# Officer Down: Sergeant Eric Smith - [Coffee County, Georgia]



## kwflatbed (Dec 29, 2004)

05/04/2007
*Ga. officer dies in automobile accident*

*Officer Down: Sergeant Eric Smith *- [Coffee County, Georgia]









ODMP
*Biographical Info*
*Age:* 27
*Additional Info:* Sergeant Smith had served with the Coffee County Sheriff's Department for 5 years.

*Cause of Death:* Automobile accident
*Incident Details:* Sergeant Eric Smith succumbed to injuries sustained three days earlier in an accident as he and another deputy responded to backup a third deputy.

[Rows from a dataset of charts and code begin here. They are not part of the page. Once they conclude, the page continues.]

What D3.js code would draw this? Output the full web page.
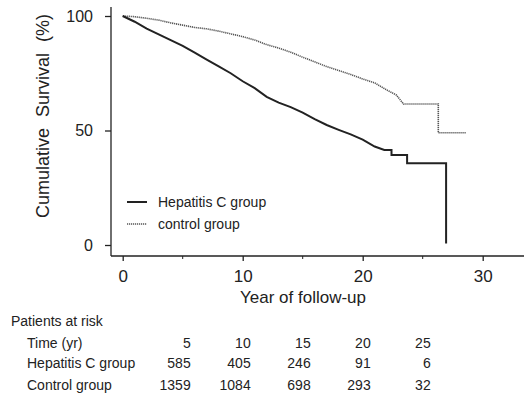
<!DOCTYPE html>
<html>
<head>
<meta charset="utf-8">
<script src="https://cdn.jsdelivr.net/npm/d3@7"></script>
<style>
  body { margin: 0; background: #fff; }
  svg { display: block; font-family: "Liberation Sans", Arial, sans-serif; }
</style>
</head>
<body>
<div id="chart"></div>
<script>
// Kaplan-Meier estimates (years, % surviving);
// repeated times mark the visible drops in the sparse tail
const hepTime = [0, 1, 2, 3, 4, 5, 6, 7, 8, 9, 10, 11, 12, 13, 14, 15, 16, 17, 18, 19, 20, 21, 21.8, 22.4, 22.4, 23.7, 23.7, 26.95, 26.95];
const hepSurv = [100, 97.5, 94.5, 92, 89.5, 87, 84, 81, 78, 75, 71.5, 68.5, 64.7, 62.2, 60.2, 57.8, 55, 52.4, 50.3, 48.3, 46, 43, 41.5, 41.5, 39.3, 39.3, 35.7, 35.7, 0.7];

const ctlTime = [0, 1, 2, 3, 4, 5, 6, 7, 8, 9, 10, 11, 12, 13, 14, 15, 16, 17, 18, 19, 20, 21, 22, 22.8, 23.4, 26.3, 26.3, 28.6];
const ctlSurv = [100, 99.7, 99, 98.2, 97, 96, 95, 94.4, 93.4, 92.2, 91, 89.5, 87.5, 86, 84.2, 82, 80, 77.9, 76.2, 74.5, 72.5, 70.8, 67.7, 65.5, 61.6, 61.6, 49, 49];

const xTicks = [0, 10, 20, 30];
const xMinor = [5, 15, 25];
const yTicks = [0, 50, 100];

// numbers at risk table
const riskTimes = [5, 10, 15, 20, 25];
const riskHep = [585, 405, 246, 91, 6];
const riskCtl = [1359, 1084, 698, 293, 32];
const groupNames = ['Hepatitis C group', 'control group'];

const width = 524, height = 397;

const svg = d3.select('#chart').append('svg')
    .attr('width', width)
    .attr('height', height);

const x = d3.scaleLinear().domain([0, 30]).range([122.7, 482.7]);
const y = d3.scaleLinear().domain([0, 100]).range([245, 16]);

const ink = '#222';
const grey = '#555';

// y axis
const yAxis = svg.append('g')
    .attr('transform', 'translate(111,0)')
    .call(d3.axisLeft(y).tickValues(yTicks).tickSize(6).tickPadding(12));
yAxis.select('.domain').remove();
yAxis.append('line')
    .attr('x1', 0).attr('x2', 0)
    .attr('y1', 7).attr('y2', 256)
    .attr('stroke', ink).attr('stroke-width', 1.3);
yAxis.selectAll('line').attr('stroke', ink).attr('stroke-width', 1.3);
yAxis.selectAll('text')
    .attr('fill', ink)
    .style('font-size', '16px')
    .style('font-family', '"Liberation Sans", Arial, sans-serif');

// x axis
const xAxis = svg.append('g')
    .attr('transform', 'translate(0,256)')
    .call(d3.axisBottom(x).tickValues(xTicks).tickSize(5).tickPadding(9));
xAxis.select('.domain').remove();
xAxis.append('line')
    .attr('x1', 111).attr('x2', width)
    .attr('y1', 0).attr('y2', 0)
    .attr('stroke', ink).attr('stroke-width', 1.3);
xAxis.selectAll('line').attr('stroke', ink).attr('stroke-width', 1.3);
xAxis.selectAll('.minor')
    .data(xMinor)
    .enter().append('line')
    .attr('x1', d => x(d)).attr('x2', d => x(d))
    .attr('y1', 0).attr('y2', 3)
    .attr('stroke', ink).attr('stroke-width', 1);
xAxis.selectAll('text')
    .attr('fill', ink)
    .style('font-size', '17px')
    .style('font-family', '"Liberation Sans", Arial, sans-serif');

// axis titles
svg.append('text')
    .attr('transform', 'translate(49,116) rotate(-90)')
    .attr('text-anchor', 'middle')
    .attr('fill', ink)
    .style('font-size', '18px')
    .style('word-spacing', '6px')
    .text('Cumulative Survival (%)');

svg.append('text')
    .attr('x', 303)
    .attr('y', 303)
    .attr('text-anchor', 'middle')
    .attr('fill', ink)
    .style('font-size', '17px')
    .text('Year of follow-up');

// survival curves
const line = d3.line()
    .x(d => x(d[0]))
    .y(d => y(d[1]));

const ctlData = d3.zip(ctlTime, ctlSurv);
const hepData = d3.zip(hepTime, hepSurv);

svg.append('path')
    .datum(ctlData)
    .attr('d', line)
    .attr('fill', 'none')
    .attr('stroke', grey)
    .attr('stroke-width', 1.6)
    .attr('stroke-dasharray', '1.2,0.8');

svg.append('path')
    .datum(hepData)
    .attr('d', line)
    .attr('fill', 'none')
    .attr('stroke', ink)
    .attr('stroke-width', 2);

// legend
const legend = svg.append('g');
const legendStyles = [
    { stroke: ink, width: 2, dash: null, y: 202 },
    { stroke: grey, width: 1.4, dash: '1.2,0.8', y: 224 }
];
legendStyles.forEach((s, i) => {
    legend.append('line')
        .attr('x1', 127).attr('x2', 147)
        .attr('y1', s.y).attr('y2', s.y)
        .attr('stroke', s.stroke)
        .attr('stroke-width', s.width)
        .attr('stroke-dasharray', s.dash);
    legend.append('text')
        .attr('x', 158)
        .attr('y', s.y)
        .attr('dy', '0.35em')
        .attr('fill', ink)
        .style('font-size', '14px')
        .text(groupNames[i]);
});

// patients at risk table
const table = svg.append('g')
    .style('font-size', '14px')
    .attr('fill', ink);

table.append('text').attr('x', 11).attr('y', 321).attr('dy', '0.35em')
    .text('Patients at risk');

const rows = [
    { label: 'Time (yr)', vals: riskTimes, y: 343 },
    { label: 'Hepatitis C group', vals: riskHep, y: 363.5 },
    { label: 'Control group', vals: riskCtl, y: 385 }
];

rows.forEach(r => {
    table.append('text').attr('x', 27).attr('y', r.y).attr('dy', '0.35em')
        .text(r.label);
    table.selectAll(null)
        .data(r.vals)
        .enter().append('text')
        .attr('x', (d, i) => x(riskTimes[i]) + 8)
        .attr('y', r.y)
        .attr('dy', '0.35em')
        .attr('text-anchor', 'end')
        .text(d => d);
});
</script>
</body>
</html>
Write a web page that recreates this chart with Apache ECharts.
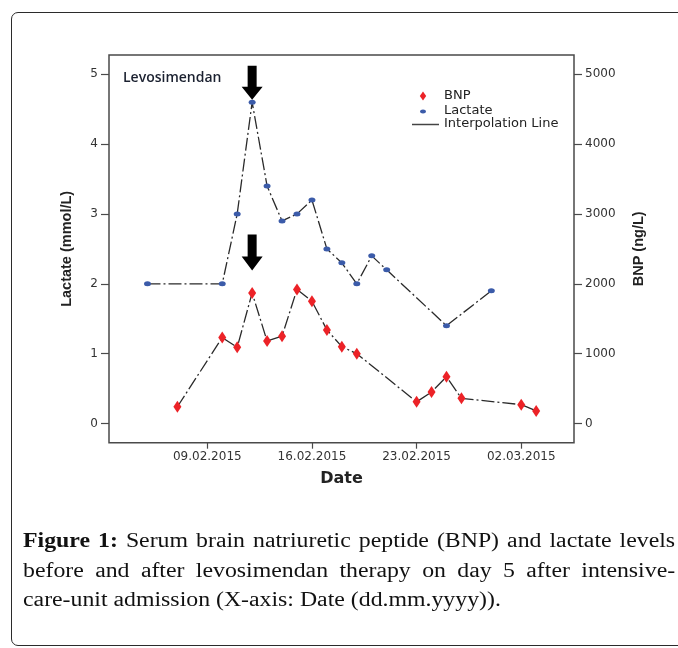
<!DOCTYPE html>
<html>
<head>
<meta charset="utf-8">
<script src="https://cdn.jsdelivr.net/npm/echarts@6/dist/echarts.min.js"></script>
<style>
  html, body { margin: 0; padding: 0; background: #fff; }
  #wrap { position: relative; width: 678px; height: 648px; overflow: hidden; }
  #chart { position: absolute; left: 0; top: 0; width: 678px; height: 648px; }
  .frame {
    position: absolute; left: 11px; top: 12px; width: 720px; height: 632px;
    border: 1.5px solid #2b2b2b; border-radius: 7px; pointer-events: none;
  }
  /* the printed caption is horizontally stretched, so stretch it the same way */
  .caption {
    position: absolute; left: 23px; top: 526px; width: 548px;
    transform: scaleX(1.19); transform-origin: 0 0;
    font-family: "Liberation Serif", "DejaVu Serif", serif; font-size: 20px;
    line-height: 29.5px; color: #111;
  }
  .caption div { white-space: nowrap; }
  .caption .just { text-align: justify; text-align-last: justify; }
</style>
</head>
<body>
<div id="wrap">
  <div id="chart"></div>
  <div class="frame"></div>
  <div class="caption">
    <div class="just"><b>Figure 1:</b> Serum brain natriuretic peptide (BNP) and lactate levels</div>
    <div class="just">before and after levosimendan therapy on day 5 after intensive-</div>
    <div>care-unit admission (X-axis: Date (dd.mm.yyyy)).</div>
  </div>
</div>
<script>
  // values
  const lactateDates = ["2015-02-05", "2015-02-10", "2015-02-11", "2015-02-12", "2015-02-13",
    "2015-02-14", "2015-02-15", "2015-02-16", "2015-02-17", "2015-02-18", "2015-02-19",
    "2015-02-20", "2015-02-21", "2015-02-25", "2015-02-28"];
  const lactateValues = [2.0, 2.0, 3.0, 4.6, 3.4, 2.9, 3.0, 3.2, 2.5, 2.3, 2.0, 2.4, 2.2, 1.4, 1.9];

  const bnpDates = ["2015-02-07", "2015-02-10", "2015-02-11", "2015-02-12", "2015-02-13",
    "2015-02-14", "2015-02-15", "2015-02-16", "2015-02-17", "2015-02-18", "2015-02-19",
    "2015-02-23", "2015-02-24", "2015-02-25", "2015-02-26", "2015-03-02", "2015-03-03"];
  const bnpValues = [240, 1230, 1090, 1870, 1180, 1250, 1920, 1750, 1340, 1100, 1000,
    310, 450, 670, 360, 270, 180];

  const xTickDates = ["2015-02-09", "2015-02-16", "2015-02-23", "2015-03-02"];
  const lactateTicks = [0, 1, 2, 3, 4, 5];
  const bnpTicks = [0, 1000, 2000, 3000, 4000, 5000];
  const therapyDate = "2015-02-12";

  const DAY = 86400000;
  const ts = (s) => Date.parse(s + "T00:00:00Z");
  const pad = (n) => (n < 10 ? "0" + n : "" + n);
  const fmtDate = (v) => {
    const d = new Date(v);
    return pad(d.getUTCDate()) + "." + pad(d.getUTCMonth() + 1) + "." + d.getUTCFullYear();
  };
  const plain = (v) => String(v);

  const lineStyle = { color: "#2a2a2a", width: 1.3, type: [13, 3, 2, 3] };
  const arrow = "path://M6,0 L15,0 L15,21 L21,21 L10.5,34 L0,21 L6,21 Z";
  const tickStyle = { color: "#4a4a4a", width: 1.2 };
  const labelFont = { fontFamily: "DejaVu Sans", fontSize: 12, color: "#333" };

  const chart = echarts.init(document.getElementById("chart"), null, { renderer: "canvas" });

  chart.setOption({
    animation: false,
    backgroundColor: "#fff",
    grid: {
      left: 109, right: 104, top: 55, bottom: 205.3,
      show: true, borderColor: "#4a4a4a", borderWidth: 1.5, backgroundColor: "transparent",
    },
    xAxis: {
      type: "value",
      min: ts(xTickDates[0]) - 6.575 * DAY,
      max: ts(xTickDates[0]) + 24.53 * DAY,
      name: "Date",
      nameLocation: "middle",
      nameGap: 28,
      nameTextStyle: { fontFamily: "DejaVu Sans", fontSize: 16, fontWeight: "bold", color: "#222" },
      axisLine: { show: false, onZero: false },
      splitLine: { show: false },
      axisTick: { show: true, length: 6, lineStyle: tickStyle, customValues: xTickDates.map(ts) },
      axisLabel: Object.assign({ margin: 8, formatter: fmtDate, customValues: xTickDates.map(ts) }, labelFont),
    },
    yAxis: [
      {
        type: "value",
        position: "left",
        min: -0.275,
        max: 5.276,
        name: "Lactate (mmol/L)",
        nameLocation: "middle",
        nameRotate: 90,
        nameGap: 35,
        nameTextStyle: { fontFamily: "Liberation Sans", fontSize: 14.5, fontWeight: "bold", color: "#222" },
        axisLine: { show: false, onZero: false },
        splitLine: { show: false },
        axisTick: { show: true, length: 8, lineStyle: tickStyle, customValues: lactateTicks },
        axisLabel: Object.assign({ margin: 11, formatter: plain, customValues: lactateTicks }, labelFont),
      },
      {
        type: "value",
        position: "right",
        min: -275,
        max: 5276,
        name: "BNP (ng/L)",
        nameLocation: "middle",
        nameRotate: 90,
        nameGap: 57,
        nameTextStyle: { fontFamily: "Liberation Sans", fontSize: 14.5, fontWeight: "bold", color: "#222" },
        axisLine: { show: false, onZero: false },
        splitLine: { show: false },
        axisTick: { show: true, length: 8, lineStyle: tickStyle, customValues: bnpTicks },
        axisLabel: Object.assign({ margin: 11, formatter: plain, customValues: bnpTicks }, labelFont),
      },
    ],
    series: [
      {
        name: "Lactate",
        type: "line",
        yAxisIndex: 0,
        data: lactateDates.map((d, i) => [ts(d), lactateValues[i]]),
        symbol: "circle",
        symbolSize: [7, 5],
        itemStyle: { color: "#3b5ba9" },
        lineStyle: lineStyle,
        z: 3,
        markPoint: {
          symbol: arrow,
          symbolSize: [21, 34],
          symbolKeepAspect: false,
          itemStyle: { color: "#000" },
          label: { show: false },
          data: [{
            coord: [ts(therapyDate), lactateValues[lactateDates.indexOf(therapyDate)]],
            symbolOffset: [0, -19.5],
          }],
        },
      },
      {
        name: "BNP",
        type: "line",
        yAxisIndex: 1,
        data: bnpDates.map((d, i) => [ts(d), bnpValues[i]]),
        symbol: "diamond",
        symbolSize: [8, 12],
        itemStyle: { color: "#ec2227" },
        lineStyle: lineStyle,
        z: 4,
        markPoint: {
          symbol: arrow,
          symbolSize: [21, 36],
          symbolKeepAspect: false,
          itemStyle: { color: "#000" },
          label: { show: false },
          data: [{
            coord: [ts(therapyDate), bnpValues[bnpDates.indexOf(therapyDate)]],
            symbolOffset: [0, -40.5],
          }],
        },
      },
    ],
    graphic: [
      {
        type: "text", left: 123, top: 71,
        style: { text: "Levosimendan", font: "600 14px 'Open Sans'", fill: "#1b2130" },
      },
      // legend
      {
        type: "polygon",
        shape: { points: [[423, 91.5], [426.2, 96], [423, 100.5], [419.8, 96]] },
        style: { fill: "#ec2227" },
      },
      {
        type: "ellipse",
        shape: { cx: 423, cy: 111.5, rx: 3, ry: 2 },
        style: { fill: "#3b5ba9" },
      },
      {
        type: "line",
        shape: { x1: 412, y1: 124.5, x2: 439, y2: 124.5 },
        style: { stroke: "#444", lineWidth: 1.5 },
      },
      {
        type: "text", left: 444, top: 89,
        style: { text: "BNP", font: "13px 'DejaVu Sans'", fill: "#222" },
      },
      {
        type: "text", left: 444, top: 104,
        style: { text: "Lactate", font: "13px 'DejaVu Sans'", fill: "#222" },
      },
      {
        type: "text", left: 444, top: 117.5,
        style: { text: "Interpolation Line", font: "13px 'DejaVu Sans'", fill: "#222" },
      },
    ],
  });
</script>
</body>
</html>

*Date of Incident:* April 29, 2007

_WALB-TV_
COFFEE COUNTY, Ga.- Around midnight Sunday, Deputy Michael Vickers was responding to a call about a possible knife fight. 
Jailer Eric Smith was also in the car. A deer jumped in front of their car on Highway 32. Vickers lost control and slammed into a guard rail. Both men were ejected. 
Smith died Tuesday at a Savannah hospital. Vickers is still recovering at Coffee Regional Medical Center. 
We don't know if either man was wearing a seat belt. 
Eric Smith's Funeral will be Saturday at 2:00 PM at the Holiness Campground Church on Highway 32.


----------